Out of 6261 deaths in the game on Sunday, 330 of them were murders,
To put that in perspective, 1060 people died of old age (which is pretty hard to do), which is more than 3x the number of people who were murdered that day.
95% of people in the game died peacefully on Sunday.
It's too bad he doesn't consider that the current murder rates in the real world is measured in the number of intentional murders per 100,000.
By region, the Americas leads with 16.3 murders per 100,000 people. In comparison, OHOL's murder rate would be 5,000 murders per 100,000 lives (300 times more than the 16.3 per 100,000 people number)
By country, El Salvador has the highest number of murders per 100,000 people (82.84). OHOL's murder rate of "only" 5% is SIXTY TIMES more than the most murder-plagued country on earth.
https://en.wikipedia.org/wiki/List_of_c … icide_rate
But, yeah... it's only 5%, so quit your whining. It's not like 5% would be insanely high in real life or anything. Nope. Totally normal for 5,000 of every 100,000 lives to end in murder.
And yes, I realize this is comparing a game to real life, but I just want Jason to consider that maybe 5% is still pretty traumatic to people who might think OHOL is simulating civilization, which is one of the answers some people give to complaints about the warsword, btw. ("stop complaining about the warsword and murder, this game is a simulation of civilization" etc)
I wonder if Jason will have the courage to ask players if they want swords of war?

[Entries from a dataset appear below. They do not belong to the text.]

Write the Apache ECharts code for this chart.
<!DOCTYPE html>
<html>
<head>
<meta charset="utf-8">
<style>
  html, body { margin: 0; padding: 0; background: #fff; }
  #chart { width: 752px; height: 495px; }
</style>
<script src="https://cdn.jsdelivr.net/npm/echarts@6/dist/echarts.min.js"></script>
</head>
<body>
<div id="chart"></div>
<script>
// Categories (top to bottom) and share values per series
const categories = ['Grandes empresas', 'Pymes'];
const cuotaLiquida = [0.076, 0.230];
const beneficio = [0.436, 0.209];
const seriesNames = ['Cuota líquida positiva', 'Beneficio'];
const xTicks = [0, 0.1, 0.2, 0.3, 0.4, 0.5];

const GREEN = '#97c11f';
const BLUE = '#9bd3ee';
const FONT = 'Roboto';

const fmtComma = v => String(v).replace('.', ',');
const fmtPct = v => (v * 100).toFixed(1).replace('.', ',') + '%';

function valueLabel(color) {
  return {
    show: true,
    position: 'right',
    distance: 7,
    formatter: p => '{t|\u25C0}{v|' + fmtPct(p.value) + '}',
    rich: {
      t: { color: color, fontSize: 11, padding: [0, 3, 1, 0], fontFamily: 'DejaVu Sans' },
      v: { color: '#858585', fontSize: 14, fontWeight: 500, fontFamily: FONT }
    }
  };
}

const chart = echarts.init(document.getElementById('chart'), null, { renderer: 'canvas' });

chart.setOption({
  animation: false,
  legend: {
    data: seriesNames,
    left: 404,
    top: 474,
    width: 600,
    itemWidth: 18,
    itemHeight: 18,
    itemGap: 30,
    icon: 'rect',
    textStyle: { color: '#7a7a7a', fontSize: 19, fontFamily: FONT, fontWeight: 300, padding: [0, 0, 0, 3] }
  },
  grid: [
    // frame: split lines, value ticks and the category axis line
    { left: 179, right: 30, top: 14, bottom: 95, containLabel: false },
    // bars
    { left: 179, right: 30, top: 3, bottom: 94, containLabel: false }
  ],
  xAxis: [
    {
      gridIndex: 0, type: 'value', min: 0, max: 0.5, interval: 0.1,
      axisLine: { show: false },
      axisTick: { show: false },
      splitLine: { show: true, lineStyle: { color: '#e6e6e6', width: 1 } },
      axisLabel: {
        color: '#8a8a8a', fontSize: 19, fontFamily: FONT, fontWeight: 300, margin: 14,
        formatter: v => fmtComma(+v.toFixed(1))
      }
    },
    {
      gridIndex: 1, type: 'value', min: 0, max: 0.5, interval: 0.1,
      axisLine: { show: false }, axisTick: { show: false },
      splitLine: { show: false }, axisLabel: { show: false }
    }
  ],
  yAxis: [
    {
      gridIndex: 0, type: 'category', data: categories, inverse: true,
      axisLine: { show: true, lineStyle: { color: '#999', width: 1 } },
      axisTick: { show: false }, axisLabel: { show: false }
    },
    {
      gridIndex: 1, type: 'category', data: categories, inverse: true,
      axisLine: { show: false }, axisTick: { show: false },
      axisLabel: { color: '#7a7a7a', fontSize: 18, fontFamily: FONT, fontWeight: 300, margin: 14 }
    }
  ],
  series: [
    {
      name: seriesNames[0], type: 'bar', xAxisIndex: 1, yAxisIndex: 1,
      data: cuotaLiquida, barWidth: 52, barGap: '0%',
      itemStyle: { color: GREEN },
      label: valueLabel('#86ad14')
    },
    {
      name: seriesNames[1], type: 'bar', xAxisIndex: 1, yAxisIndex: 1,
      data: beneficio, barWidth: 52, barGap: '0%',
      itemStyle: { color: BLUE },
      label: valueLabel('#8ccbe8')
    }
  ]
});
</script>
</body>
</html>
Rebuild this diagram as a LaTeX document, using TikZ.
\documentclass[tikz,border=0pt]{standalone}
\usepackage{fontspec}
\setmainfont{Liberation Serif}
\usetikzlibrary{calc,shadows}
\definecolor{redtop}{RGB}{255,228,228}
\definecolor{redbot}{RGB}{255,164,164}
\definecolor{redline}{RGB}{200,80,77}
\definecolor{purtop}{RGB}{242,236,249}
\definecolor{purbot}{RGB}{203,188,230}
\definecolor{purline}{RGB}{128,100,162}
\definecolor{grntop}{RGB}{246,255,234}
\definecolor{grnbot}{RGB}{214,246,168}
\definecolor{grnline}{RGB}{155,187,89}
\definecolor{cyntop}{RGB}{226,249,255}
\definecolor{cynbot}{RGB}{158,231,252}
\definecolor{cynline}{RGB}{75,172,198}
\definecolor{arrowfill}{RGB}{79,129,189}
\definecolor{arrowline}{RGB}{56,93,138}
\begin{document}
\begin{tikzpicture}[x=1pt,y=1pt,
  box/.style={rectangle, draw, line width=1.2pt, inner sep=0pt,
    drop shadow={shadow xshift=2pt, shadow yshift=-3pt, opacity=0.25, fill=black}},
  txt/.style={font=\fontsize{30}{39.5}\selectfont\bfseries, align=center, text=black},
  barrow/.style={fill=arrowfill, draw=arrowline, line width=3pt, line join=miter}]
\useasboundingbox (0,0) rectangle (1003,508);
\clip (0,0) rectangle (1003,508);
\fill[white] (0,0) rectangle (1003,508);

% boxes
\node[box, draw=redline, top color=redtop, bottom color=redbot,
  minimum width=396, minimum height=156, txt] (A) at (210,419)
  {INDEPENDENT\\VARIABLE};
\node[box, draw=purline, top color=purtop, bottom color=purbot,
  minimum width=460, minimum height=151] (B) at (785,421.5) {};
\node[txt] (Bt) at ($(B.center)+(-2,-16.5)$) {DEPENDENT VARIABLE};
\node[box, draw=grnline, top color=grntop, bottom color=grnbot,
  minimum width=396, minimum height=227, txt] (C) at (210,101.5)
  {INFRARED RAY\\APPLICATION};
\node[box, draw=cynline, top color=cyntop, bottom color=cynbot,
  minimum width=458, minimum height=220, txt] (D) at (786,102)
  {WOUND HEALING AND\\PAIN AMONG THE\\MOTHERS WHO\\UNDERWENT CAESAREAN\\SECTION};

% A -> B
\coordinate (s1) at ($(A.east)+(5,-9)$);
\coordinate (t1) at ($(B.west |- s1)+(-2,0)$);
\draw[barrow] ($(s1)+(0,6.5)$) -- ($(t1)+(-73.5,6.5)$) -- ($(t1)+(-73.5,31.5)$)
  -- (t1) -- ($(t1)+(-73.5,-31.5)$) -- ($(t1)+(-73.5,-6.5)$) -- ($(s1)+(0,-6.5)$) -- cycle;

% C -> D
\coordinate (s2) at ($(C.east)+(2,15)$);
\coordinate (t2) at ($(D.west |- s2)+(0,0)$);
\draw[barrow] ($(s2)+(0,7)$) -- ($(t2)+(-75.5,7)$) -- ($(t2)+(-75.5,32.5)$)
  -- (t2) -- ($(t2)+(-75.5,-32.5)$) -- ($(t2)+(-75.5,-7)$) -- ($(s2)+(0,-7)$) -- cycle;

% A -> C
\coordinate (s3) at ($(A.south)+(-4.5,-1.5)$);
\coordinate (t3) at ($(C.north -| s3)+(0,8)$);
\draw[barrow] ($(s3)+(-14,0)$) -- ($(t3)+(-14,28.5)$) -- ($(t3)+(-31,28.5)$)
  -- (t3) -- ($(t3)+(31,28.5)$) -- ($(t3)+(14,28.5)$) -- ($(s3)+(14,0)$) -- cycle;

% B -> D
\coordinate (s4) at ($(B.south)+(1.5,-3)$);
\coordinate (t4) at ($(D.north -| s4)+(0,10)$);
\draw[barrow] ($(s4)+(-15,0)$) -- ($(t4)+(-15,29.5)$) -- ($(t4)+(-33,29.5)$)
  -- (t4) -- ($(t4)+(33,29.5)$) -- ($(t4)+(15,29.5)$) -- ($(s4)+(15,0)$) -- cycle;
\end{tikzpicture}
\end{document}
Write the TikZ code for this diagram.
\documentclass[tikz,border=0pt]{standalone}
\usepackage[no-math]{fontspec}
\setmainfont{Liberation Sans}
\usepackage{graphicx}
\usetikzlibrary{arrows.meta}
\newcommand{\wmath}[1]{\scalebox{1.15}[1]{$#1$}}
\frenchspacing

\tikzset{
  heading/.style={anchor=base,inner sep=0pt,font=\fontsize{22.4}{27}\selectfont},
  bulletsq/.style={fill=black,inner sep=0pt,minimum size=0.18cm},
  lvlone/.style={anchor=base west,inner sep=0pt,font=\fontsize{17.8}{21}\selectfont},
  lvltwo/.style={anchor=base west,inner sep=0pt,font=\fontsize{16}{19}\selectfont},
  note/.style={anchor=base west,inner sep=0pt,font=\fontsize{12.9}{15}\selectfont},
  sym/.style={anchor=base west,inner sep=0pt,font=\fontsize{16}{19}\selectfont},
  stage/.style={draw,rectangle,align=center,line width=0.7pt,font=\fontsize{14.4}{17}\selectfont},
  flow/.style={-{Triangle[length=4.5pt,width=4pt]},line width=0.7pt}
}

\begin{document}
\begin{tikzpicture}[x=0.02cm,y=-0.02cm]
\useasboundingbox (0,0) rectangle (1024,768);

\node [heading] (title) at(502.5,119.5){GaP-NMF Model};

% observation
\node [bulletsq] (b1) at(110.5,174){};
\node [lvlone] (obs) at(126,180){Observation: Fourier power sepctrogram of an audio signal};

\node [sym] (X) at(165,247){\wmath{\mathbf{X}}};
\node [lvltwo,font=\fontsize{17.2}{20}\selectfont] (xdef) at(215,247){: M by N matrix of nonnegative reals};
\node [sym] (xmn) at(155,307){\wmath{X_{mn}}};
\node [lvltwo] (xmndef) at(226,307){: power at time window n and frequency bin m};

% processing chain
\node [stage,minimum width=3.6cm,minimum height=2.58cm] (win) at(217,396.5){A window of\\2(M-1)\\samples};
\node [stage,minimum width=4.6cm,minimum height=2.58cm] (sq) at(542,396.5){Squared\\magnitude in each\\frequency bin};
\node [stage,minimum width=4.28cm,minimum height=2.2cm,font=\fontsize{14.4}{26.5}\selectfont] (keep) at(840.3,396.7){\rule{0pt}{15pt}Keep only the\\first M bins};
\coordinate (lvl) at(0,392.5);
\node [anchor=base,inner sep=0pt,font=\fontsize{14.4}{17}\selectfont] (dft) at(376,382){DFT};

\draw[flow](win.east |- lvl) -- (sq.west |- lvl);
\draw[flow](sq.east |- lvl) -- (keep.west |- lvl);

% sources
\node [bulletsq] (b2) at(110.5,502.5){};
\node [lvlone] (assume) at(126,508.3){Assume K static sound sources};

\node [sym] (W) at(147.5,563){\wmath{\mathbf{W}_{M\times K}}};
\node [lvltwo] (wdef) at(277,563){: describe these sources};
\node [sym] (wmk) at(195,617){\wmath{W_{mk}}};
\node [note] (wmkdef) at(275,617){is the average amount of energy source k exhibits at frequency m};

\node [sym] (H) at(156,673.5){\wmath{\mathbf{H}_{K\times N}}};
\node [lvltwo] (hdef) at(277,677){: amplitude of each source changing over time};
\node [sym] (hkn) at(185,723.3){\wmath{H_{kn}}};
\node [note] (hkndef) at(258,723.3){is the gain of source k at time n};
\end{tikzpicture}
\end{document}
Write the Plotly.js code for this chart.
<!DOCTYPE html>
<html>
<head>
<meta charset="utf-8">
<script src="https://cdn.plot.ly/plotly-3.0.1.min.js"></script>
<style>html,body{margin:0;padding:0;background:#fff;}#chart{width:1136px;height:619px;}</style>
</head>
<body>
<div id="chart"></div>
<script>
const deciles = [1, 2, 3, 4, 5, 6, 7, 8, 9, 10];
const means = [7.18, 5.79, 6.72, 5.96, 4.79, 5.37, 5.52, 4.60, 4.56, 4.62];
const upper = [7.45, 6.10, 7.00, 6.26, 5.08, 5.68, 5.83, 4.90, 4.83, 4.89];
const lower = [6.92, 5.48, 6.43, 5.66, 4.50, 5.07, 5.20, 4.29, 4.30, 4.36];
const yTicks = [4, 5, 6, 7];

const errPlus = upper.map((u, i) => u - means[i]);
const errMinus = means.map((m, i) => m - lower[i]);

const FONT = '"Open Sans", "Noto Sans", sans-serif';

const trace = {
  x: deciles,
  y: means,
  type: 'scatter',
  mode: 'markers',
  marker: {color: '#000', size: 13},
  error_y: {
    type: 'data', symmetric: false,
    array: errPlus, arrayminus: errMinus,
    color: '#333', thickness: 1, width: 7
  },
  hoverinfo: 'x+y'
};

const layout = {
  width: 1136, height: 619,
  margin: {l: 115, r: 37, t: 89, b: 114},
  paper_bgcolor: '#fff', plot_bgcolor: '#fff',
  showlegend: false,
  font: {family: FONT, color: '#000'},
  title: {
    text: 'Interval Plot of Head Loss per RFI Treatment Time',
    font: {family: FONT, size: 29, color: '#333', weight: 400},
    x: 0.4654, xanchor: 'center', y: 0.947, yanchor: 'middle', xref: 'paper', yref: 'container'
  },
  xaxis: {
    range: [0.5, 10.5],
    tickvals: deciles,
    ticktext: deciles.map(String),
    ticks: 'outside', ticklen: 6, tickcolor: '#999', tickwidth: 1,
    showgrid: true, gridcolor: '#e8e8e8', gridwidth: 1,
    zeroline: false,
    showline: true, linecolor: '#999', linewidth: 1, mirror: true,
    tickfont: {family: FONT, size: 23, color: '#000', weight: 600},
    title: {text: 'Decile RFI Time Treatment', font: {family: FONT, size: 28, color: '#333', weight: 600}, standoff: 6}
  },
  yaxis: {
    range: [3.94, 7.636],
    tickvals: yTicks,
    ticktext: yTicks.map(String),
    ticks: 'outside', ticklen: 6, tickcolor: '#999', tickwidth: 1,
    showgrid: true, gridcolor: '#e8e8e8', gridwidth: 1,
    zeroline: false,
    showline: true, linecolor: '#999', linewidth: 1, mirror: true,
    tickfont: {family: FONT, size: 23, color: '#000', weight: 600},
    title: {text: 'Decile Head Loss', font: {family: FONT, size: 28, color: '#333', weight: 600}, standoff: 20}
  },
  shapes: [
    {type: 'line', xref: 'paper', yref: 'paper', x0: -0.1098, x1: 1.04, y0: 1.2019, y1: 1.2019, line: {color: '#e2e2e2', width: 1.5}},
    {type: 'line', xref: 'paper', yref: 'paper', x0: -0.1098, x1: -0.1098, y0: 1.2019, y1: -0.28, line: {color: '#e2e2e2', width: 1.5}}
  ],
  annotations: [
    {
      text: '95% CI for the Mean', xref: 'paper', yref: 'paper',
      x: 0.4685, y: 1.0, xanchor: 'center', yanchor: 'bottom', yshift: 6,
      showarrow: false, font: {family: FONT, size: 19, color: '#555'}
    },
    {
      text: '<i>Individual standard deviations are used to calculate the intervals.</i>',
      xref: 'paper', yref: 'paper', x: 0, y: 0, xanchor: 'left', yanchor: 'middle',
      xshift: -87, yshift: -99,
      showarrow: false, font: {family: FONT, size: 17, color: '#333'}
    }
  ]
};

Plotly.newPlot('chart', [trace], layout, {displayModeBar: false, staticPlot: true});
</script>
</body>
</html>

Yeah, if only he had some way to do this...!
Like a polling feature that he could use for something like this instead of making a one off poll to prove naysayers wrong about a single update....
And if only he wrote the polls correctly and measured the preference of players on a 1-5 scale and not by very specific responses that fit his narrative....
And if only he took the results for what they were, the opinions of those who happened to be polled during a specific time frame and not a perfect representation of what all players think, especially players who had quit playing because of the feature he's asking about.....
Etc.
Wouldn't that be something!?
I think cursing should be a command or a mouse over option (possibly both), but I agree it shouldn't work until you are at least 5 years old.
There have been times when I had a baby a short distance away from town and the baby's first words to me were "U-F-A-G" when I had done nothing more than clothe them and give them a backpack from my dead mother's corpse (who I had been searching for and just found prior to my baby's birth).
So I set the baby down, walked a random direction so they wouldn't stumble upon town and get fed, and when they said "F" I told them no, they say rude things, so they die. They were mad but I'm frankly sick and tired of people who are born and act like total jerks from the get go. It's not funny and it's a waste of my time. They deserve to die and not to have any way to come after me for it.
I shouldn't be cursed for that. If a baby starts right off with homophobic and racist stuff, or just starting drama with people by spelling out "F U" and "U U G L Y" to people, mom's should be able to kill them without fearing retaliation.
I realize the flip side of this is bad mom's (like I had one call me a sex slave, and saw another one naming their kids "N-----"). It would be nice for baby's to be able to curse that kind of stuff, but I think that can still be covered by other players nearby.
This game has a bad problem with a few people spouting racist and homophobic nonsense. I play GW2 (world vs world) and I almost never see that kind of stuff (and this is in competitive pvp maps). Granted, people still rage at each other and there is plenty of drama, but the racism and homophobic stuff tends to earn instant bans, so it's fairly uncommon given the number of players...
Of course, GW2 has a "report" feature and people who actually look into stuff and ban players when there is a legit problem. I understand Jason is just one person and can't do that, but if he's going to leave it up to the community to police itself, the tools need to work better for doing so.